Oceń
- Z nikim nie toczę żadnej wojny, dla mnie liczy się interes obywateli i państwa. Gdy rozpocznie się kontrola ws. nadzoru nad służbami specjalnymi, kontrolerzy wezwą Jarosława Kaczyńskiego do złożenia wyjaśnień, choćby dlatego, że jest odpowiedzialny za bezpieczeństwo - powiedział prezes NIK Marian Banaś.
Marian Banaś był pytany w czwartek w Polsat News m.in o kwestię wezwania do złożenia wyjaśnień przed NIK wicepremiera ds. bezpieczeństwa, prezesa PiS Jarosława Kaczyńskiego w związku z zapowiedzianą pilną kontrolą dot. nadzoru nad służbami specjalnymi.
- To nie ja będę wzywał. Kontrolę prowadzą kontrolerzy, ja tylko podejmuję decyzję o rozpoczęciu kontroli. W tym wypadku sprawa jest na tyle poważna, że zleciłem przygotowanie tematyki kontroli i podjęcia jej w najbliższym czasie - powiedział szef NIK. Dodał, że gdy kontrola zostanie rozpoczęta, to "na pewno kontrolerzy wezwą Jarosława Kaczyńskiego do złożenia wyjaśnień choćby z tego powodu, że jest obecnie wicepremierem odpowiedzialnym za bezpieczeństwo".
Banaś: kontrolerzy NIK wezwą Jarosława Kaczyńskiego
Banaś podkreślił, że każdy ma obowiązek stawić się na wezwanie NIK w celu złożenia wyjaśnień. - Wszyscy jesteśmy równi wobec prawa, dotyczy to również pana premiera - zaznaczył.
Szef NIK był też pytany o swoje osobiste stosunki z prezesem PiS. - Nie mam żadnego żalu, z nikim wojny nie toczę, nie stosuję tutaj żadnej zemsty. Wypełniam swoje ustawowe obowiązki - zadeklarował. - Jestem państwowcem, dla mnie liczy się interes obywateli i państwa polskiego. Taka jest rola NIK - mówił Banaś.
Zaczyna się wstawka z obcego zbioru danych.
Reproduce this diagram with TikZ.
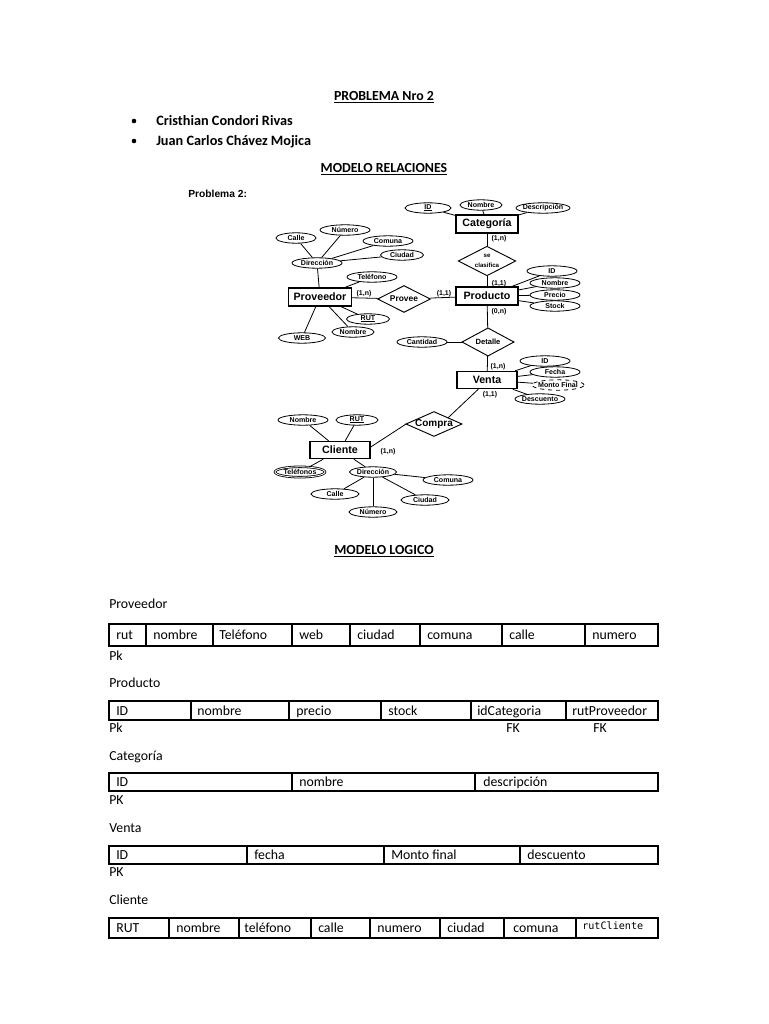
\documentclass[tikz,border=0pt]{standalone}
\usepackage{fontspec}
\setmainfont{Carlito}
\newfontfamily\arialf{Liberation Sans}
\newfontfamily\monof{DejaVu Sans Mono}
\usetikzlibrary{shapes.geometric,calc}
\newcommand\myul[1]{\setbox0\hbox{#1}\rlap{\rule[-0.7pt]{\wd0}{0.35pt}}\box0}
\begin{document}
\begin{tikzpicture}[x=0.75pt,y=-0.75pt,
  txt/.style={inner sep=0pt, anchor=base west, font=\fontsize{10.35}{12}\selectfont},
  hd/.style={inner sep=0pt, anchor=base, font=\bfseries\fontsize{10.4}{12}\selectfont},
  hdl/.style={inner sep=0pt, anchor=base west, font=\bfseries\fontsize{10.7}{12}\selectfont},
  ent/.style={draw, line width=1.1pt, rectangle, inner sep=0pt, minimum width=#1*0.75pt, minimum height=13.5pt, font=\arialf\bfseries\fontsize{8}{9}\selectfont},
  attr/.style={draw, ellipse, line width=0.6pt, inner sep=0pt, minimum width=#1*0.75pt, minimum height=7.8pt, font=\arialf\bfseries\fontsize{5.3}{5.8}\selectfont},
  relbox/.style={rectangle, inner sep=0pt},
  rel/.style={line width=0.7pt, line join=miter},
  card/.style={inner sep=0pt, font=\arialf\bfseries\fontsize{5.2}{6}\selectfont},
  erline/.style={line width=0.6pt},
  grid/.style={line width=0.9pt}
]
\useasboundingbox (0,0) rectangle (768,1024);
\fill[white] (0,0) rectangle (768,1024);

% ---------- header ----------
\node[hd] (title) at (384,100) {\underline{PROBLEMA Nro 2}};
\fill (134,121) circle (2.3);
\fill (134,141) circle (2.3);
\node[hdl] (n1) at (156,125) {Cristhian Condori Rivas};
\node[hdl] (n2) at (156,145) {Juan Carlos Chávez Mojica};
\node[hd] (mrel) at (384,172) {\underline{MODELO RELACIONES}};
\node[inner sep=0pt, anchor=base west, font=\arialf\bfseries\fontsize{7.7}{9}\selectfont] (prob) at (188,197) {Problema 2:};

% ---------- ER diagram ----------
% Proveedor
\node[ent=63] (pv) at (320,297) {Proveedor};
\node[attr=50] (pvdir) at (317,263) {\makebox[0pt]{Dirección}};
\node[attr=40] (pvcalle) at (296,238) {\makebox[0pt]{Calle}};
\node[attr=50] (pvnum) at (345,230) {\makebox[0pt]{Número}};
\node[attr=50] (pvcom) at (388,241) {\makebox[0pt]{Comuna}};
\node[attr=43] (pvciu) at (402,255) {\makebox[0pt]{Ciudad}};
\node[attr=50] (pvtel) at (372,277) {\makebox[0pt]{Teléfono}};
\node[attr=43] (pvrut) at (368,319) {\makebox[0pt]{\myul{RUT}}};
\node[attr=42] (pvnom) at (353,332) {\makebox[0pt]{Nombre}};
\node[attr=47] (pvweb) at (302,338) {\makebox[0pt]{WEB}};
\draw[erline] (pv) -- (pvdir);
\draw[erline] (pvdir) -- (pvcalle);
\draw[erline] (pvdir) -- (pvnum);
\draw[erline] (pvdir) -- (pvcom);
\draw[erline] (pvdir) -- (pvciu);
\draw[erline] (pv) -- (pvtel);
\draw[erline] (pv) -- (pvrut);
\draw[erline] (pv) -- (pvnom);
\draw[erline] (pv) -- (pvweb);

% Provee
\node[relbox, minimum width=39pt, minimum height=19.5pt, font=\arialf\bfseries\fontsize{6.3}{7}\selectfont] (provee) at (404,299) {Provee};
\draw[rel] (provee.west) -- (provee.north) -- (provee.east) -- (provee.south) -- cycle;
\node[card] (c1) at (364,294) {(1,n)};
\node[card] (c2) at (444,294) {(1,1)};

% Categoria
\node[ent=62] (cat) at (487,224) {Categoría};
\node[attr=46] (catid) at (428,208) {\makebox[0pt]{\myul{ID}}};
\node[attr=42] (catnom) at (481,205) {\makebox[0pt]{Nombre}};
\node[attr=54] (catdesc) at (543,208) {\makebox[0pt]{Descripción}};
\draw[erline] (cat) -- (catid);
\draw[erline] (cat) -- (catnom);
\draw[erline] (cat) -- (catdesc);

\node[relbox, minimum width=42.5pt, minimum height=21.5pt, font=\arialf\bfseries\fontsize{4.6}{5.5}\selectfont, align=center] (sc) at (487,261) {se\\[2pt]clasifica};
\draw[rel] (sc.west) -- (sc.north) -- (sc.east) -- (sc.south) -- cycle;
\node[card] (c3) at (499,239) {(1,n)};
\node[card] (c4) at (499,284) {(1,1)};

% Producto
\node[ent=62] (pr) at (487,296) {Producto};
\node[attr=50] (prid) at (552,271) {\makebox[0pt]{ID}};
\node[attr=50] (prnom) at (555,283) {\makebox[0pt]{Nombre}};
\node[attr=50] (prpre) at (555,295) {\makebox[0pt]{Precio}};
\node[attr=50] (prsto) at (555,306) {\makebox[0pt]{Stock}};
\draw[erline] (pr) -- (prid);
\draw[erline] (pr) -- (prnom);
\draw[erline] (pr) -- (prpre);
\draw[erline] (pr) -- (prsto);
\node[card] (c5) at (499,312) {(0,n)};

\draw[erline] (pv) -- (provee);
\draw[erline] (provee) -- (pr);
\draw[erline] (cat) -- (sc);
\draw[erline] (sc) -- (pr);

% Detalle
\node[relbox, minimum width=38.5pt, minimum height=20.5pt, font=\arialf\bfseries\fontsize{5.7}{6.5}\selectfont] (det) at (488,342) {Detalle};
\draw[rel] (det.west) -- (det.north) -- (det.east) -- (det.south) -- cycle;
\node[attr=50] (cant) at (422,342) {\makebox[0pt]{Cantidad}};
\draw[erline] (pr) -- (det);
\draw[erline] (det) -- (cant);
\node[card] (c6) at (498,367) {(1,n)};

% Venta
\node[ent=60, minimum height=12.75pt] (ve) at (487,380) {Venta};
\node[attr=50] (veid) at (545,361) {\makebox[0pt]{ID}};
\node[attr=50] (vefec) at (555,372) {\makebox[0pt]{Fecha}};
\node[attr=52, dashed] (vemon) at (558,385) {\makebox[0pt]{Monto Final}};
\node[attr=50] (vedes) at (540,399) {\makebox[0pt]{Descuento}};
\draw[erline] (det) -- (ve);
\draw[erline] (ve) -- (veid);
\draw[erline] (ve) -- (vefec);
\draw[erline] (ve) -- (vemon);
\draw[erline] (ve) -- (vedes);
\node[card] (c7) at (490,395) {(1,1)};

% Compra
\node[relbox, minimum width=41.5pt, minimum height=18pt, font=\arialf\bfseries\fontsize{7.5}{8}\selectfont] (comp) at (434,424) {Compra};
\draw[rel] (comp.west) -- (comp.north) -- (comp.east) -- (comp.south) -- cycle;
\draw[erline] (ve.south west) ++(22,0) coordinate (vebot) (vebot) -- ($(comp.north)!0.5!(comp.east)$);

% Cliente
\node[ent=60, minimum height=12.75pt] (cl) at (340,450) {Cliente};
\node[card] (c8) at (388,452) {(1,n)};
\draw[erline] (cl.east) ++(0,-3) coordinate (cleast) (cleast) -- (comp.west);
\node[attr=50] (clnom) at (303,420) {\makebox[0pt]{Nombre}};
\node[attr=42] (clrut) at (357,420) {\makebox[0pt]{\myul{RUT}}};
\node[attr=50, double, double distance=0.6pt] (cltel) at (300,472) {\makebox[0pt]{Teléfonos}};
\node[attr=47] (cldir) at (373,472) {\makebox[0pt]{Dirección}};
\node[attr=50] (clcom) at (448,480) {\makebox[0pt]{Comuna}};
\node[attr=48] (clcalle) at (335,494) {\makebox[0pt]{Calle}};
\node[attr=48] (clciu) at (425,500) {\makebox[0pt]{Ciudad}};
\node[attr=48] (clnum) at (373,512) {\makebox[0pt]{Número}};
\draw[erline] (cl) -- (clnom);
\draw[erline] (cl) -- (clrut);
\draw[erline] (cl) -- (cltel);
\draw[erline] (cl) -- (cldir);
\draw[erline] (cldir) -- (clcom);
\draw[erline] (cldir) -- (clcalle);
\draw[erline] (cldir) -- (clciu);
\draw[erline] (cldir) -- (clnum);

% ---------- Modelo logico ----------
\node[hd] (mlog) at (384,554) {\underline{MODELO LOGICO}};

% Proveedor table
\node[txt] (tpv) at (109,608) {Proveedor};
\draw[grid] (109,624) rectangle (658,646);
\foreach \x in {146,213,292,350,420,502,585} \draw[grid] (\x,624) -- (\x,646);
\node[txt] (pv1) at (116,639) {rut};
\node[txt] (pv2) at (153,639) {nombre};
\node[txt] (pv3) at (219,639) {Teléfono};
\node[txt] (pv4) at (299,639) {web};
\node[txt] (pv5) at (357,639) {ciudad};
\node[txt] (pv6) at (427,639) {comuna};
\node[txt] (pv7) at (509,639) {calle};
\node[txt] (pv8) at (592,639) {numero};
\node[txt] (pvk) at (109,660) {Pk};

% Producto table
\node[txt] (tpr) at (109,687) {Producto};
\draw[grid] (109,701) rectangle (658,720);
\foreach \x in {191,289,381,471,566} \draw[grid] (\x,701) -- (\x,720);
\node[txt] (pr1) at (116,715) {ID};
\node[txt] (pr2) at (197,715) {nombre};
\node[txt] (pr3) at (296,715) {precio};
\node[txt] (pr4) at (388,715) {stock};
\node[txt] (pr5) at (477,715) {idCategoria};
\node[txt] (pr6) at (572,715) {rutProveedor};
\node[txt] (prk) at (109,732) {Pk};
\node[txt] (prf1) at (506,732) {FK};
\node[txt] (prf2) at (593,732) {FK};

% Categoria table
\node[txt] (tca) at (109,760) {Categoría};
\draw[grid] (109,773) rectangle (658,791);
\foreach \x in {292,475} \draw[grid] (\x,773) -- (\x,791);
\node[txt] (ca1) at (116,786) {ID};
\node[txt] (ca2) at (299,786) {nombre};
\node[txt] (ca3) at (483,786) {descripción};
\node[txt] (cak) at (109,804) {PK};

% Venta table
\node[txt] (tve) at (109,832) {Venta};
\draw[grid] (109,846) rectangle (658,864);
\foreach \x in {247,384,520} \draw[grid] (\x,846) -- (\x,864);
\node[txt] (ve1) at (116,859) {ID};
\node[txt] (ve2) at (254,859) {fecha};
\node[txt] (ve3) at (391,859) {Monto final};
\node[txt] (ve4) at (527,859) {descuento};
\node[txt] (vek) at (109,876) {PK};

% Cliente table
\node[txt] (tcl) at (109,904) {Cliente};
\draw[grid] (109,918) rectangle (658,938);
\foreach \x in {169,239,311,370,440,504,576} \draw[grid] (\x,918) -- (\x,938);
\node[txt] (cl1) at (116,932) {RUT};
\node[txt] (cl2) at (176,932) {nombre};
\node[txt] (cl3) at (244,932) {teléfono};
\node[txt] (cl4) at (318,932) {calle};
\node[txt] (cl5) at (377,932) {numero};
\node[txt] (cl6) at (447,932) {ciudad};
\node[txt] (cl7) at (513,932) {comuna};
\node[inner sep=0pt, anchor=base west, font=\monof\fontsize{7.6}{9}\selectfont] (cl8) at (582,929) {rutCliente};
\end{tikzpicture}
\end{document}
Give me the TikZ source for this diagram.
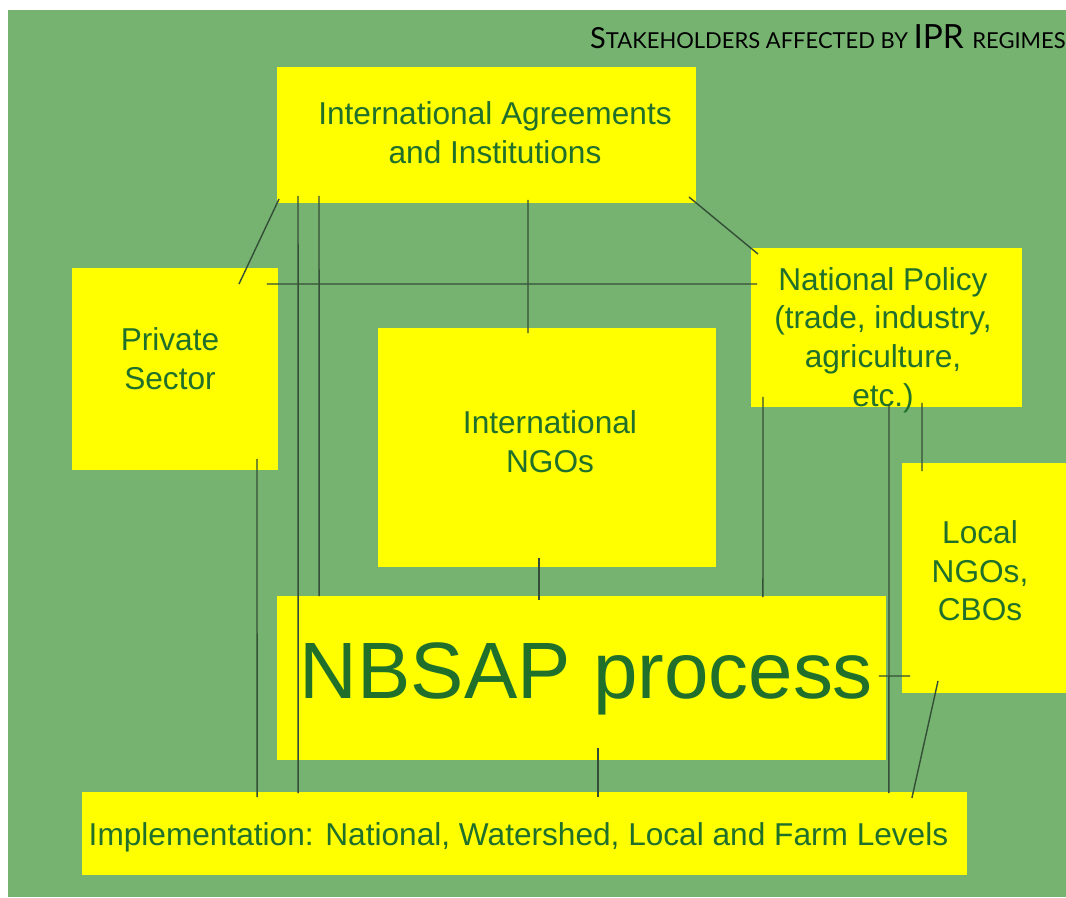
\documentclass[tikz,border=0pt]{standalone}
\usepackage{fontspec}
\usetikzlibrary{calc}
\newfontfamily\boxfont{Liberation Sans}
\newfontfamily\titlefont{Lato}
\definecolor{bggreen}{RGB}{118,179,112}
\definecolor{boxyellow}{RGB}{255,255,0}
\definecolor{txtgreen}{RGB}{32,112,44}
\definecolor{linkgray}{RGB}{52,78,56}

\begin{document}
\begin{tikzpicture}[x=0.02cm, y=-0.02cm,
    box/.style={fill=boxyellow, inner sep=0pt, outer sep=0pt},
    lbl/.style={text=txtgreen, align=center, font=\boxfont\fontsize{18}{22}\selectfont},
    link/.style={draw=linkgray, line width=0.8pt}]
    % Sfondo
    \useasboundingbox (0,0) rectangle (1066,897);
    \fill[white] (0,0) rectangle (1066,897);
    \fill[bggreen] (8,10) rectangle (1066,897);

    % Titolo
    \node[anchor=base east, inner sep=0pt, font=\titlefont] (title) at (1066,48)
        {\fontsize{16.5}{18}\selectfont S\fontsize{12.5}{14}\selectfont TAKEHOLDERS AFFECTED BY
         \fontsize{19}{20}\selectfont IPR \fontsize{12.5}{14}\selectfont REGIMES};

    % Riquadri
    \node[box, minimum width=8.38cm, minimum height=2.72cm] (agree) at (486.5,135) {};
    \node[box, minimum width=4.12cm, minimum height=4.04cm] (private) at (175,369) {};
    \node[box, minimum width=5.42cm, minimum height=3.18cm] (policy) at (886.5,327.5) {};
    \node[box, minimum width=6.76cm, minimum height=4.78cm] (intl) at (547,447.5) {};
    \node[box, minimum width=3.28cm, minimum height=4.60cm] (local) at (984,578) {};
    \node[box, minimum width=12.18cm, minimum height=3.28cm] (nbsap) at (581.5,678) {};
    \node[box, minimum width=17.70cm, minimum height=1.66cm] (impl) at (524.5,833.5) {};

    % Testi
    \node[lbl] (agree-txt) at (495,132.5) {International Agreements\\and Institutions};
    \node[lbl] (private-txt) at (170,359) {Private\\Sector};
    \node[lbl] (policy-txt) at (883,340) {National Policy\\(trade, industry,\\agriculture,\\etc.)};
    \node[lbl] (intl-txt) at (550,442) {International\\NGOs};
    \node[lbl] (local-txt) at (980,571) {Local\\NGOs,\\CBOs};
    \node[lbl, anchor=base, font=\boxfont\fontsize{45.5}{48}\selectfont] (nbsap-txt) at (586.5,698) {NBSAP process};
    \node[lbl, anchor=base] (impl-txt) at (518.5,845) {Implementation: National, Watershed, Local and Farm Levels};

    % Collegamenti
    \draw[link] ($(agree.south west)+(2,-4)$) -- ($(private.north east)+(-39,16)$);
    \draw[link] ($(agree.south east)+(-7,-6)$) -- ($(policy.north west)+(7,6)$);
    \draw[link] ($(private.north east)+(-11,16)$) -- ($(policy.north west)+(6,36)$);
    \draw[link] ($(agree.south west)+(21,-7)$) -- ($(impl.north west)+(216,1)$);
    \draw[link] ($(agree.south west)+(42,-7)$) -- ($(nbsap.north west)+(42,0)$);
    \draw[link] ($(agree.south)+(41.5,-3)$) -- ($(intl.north)+(-19,5)$);
    \draw[link] ($(private.south)+(82,-11)$) -- ($(impl.north west)+(175,5)$);
    \draw[link] ($(intl.south)+(-8,-9)$) -- ($(nbsap.north)+(-42.5,4)$);
    \draw[link] ($(policy.south west)+(12,-10)$) -- ($(nbsap.north east)+(-123,1)$);
    \draw[link] ($(policy.south west)+(138,-2)$) -- ($(impl.north east)+(-78,1)$);
    \draw[link] ($(policy.south west)+(171,-4)$) -- ($(local.north west)+(20,8)$);
    \draw[link] ($(nbsap.east)+(-7,-2)$) -- ($(local.south west)+(8,-17)$);
    \draw[link] ($(local.south west)+(36,-12)$) -- ($(impl.north east)+(-55,6)$);
    \draw[link] ($(nbsap.south)+(16.5,-12)$) -- ($(impl.north)+(73.5,5)$);
\end{tikzpicture}
\end{document}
Banaś był również pytany, czy boi się utraty immunitetu, którego uchylenie ma rozpatrywać Sejm na najbliższym posiedzeniu. - Jestem spokojny. Mój poprzednik również miał uchylony immunitet - a właściwie sam się go zrzekł - pełnił swoje funkcje do końca kadencji. Jestem przekonany, że troska o państwo i niezależność NIK przekonają posłów zarówno ze strony obecnie rządzącej, jak i opozycji i interes państwa będzie dla nich ważniejszy niż partyjny - stwierdził prezes NIK.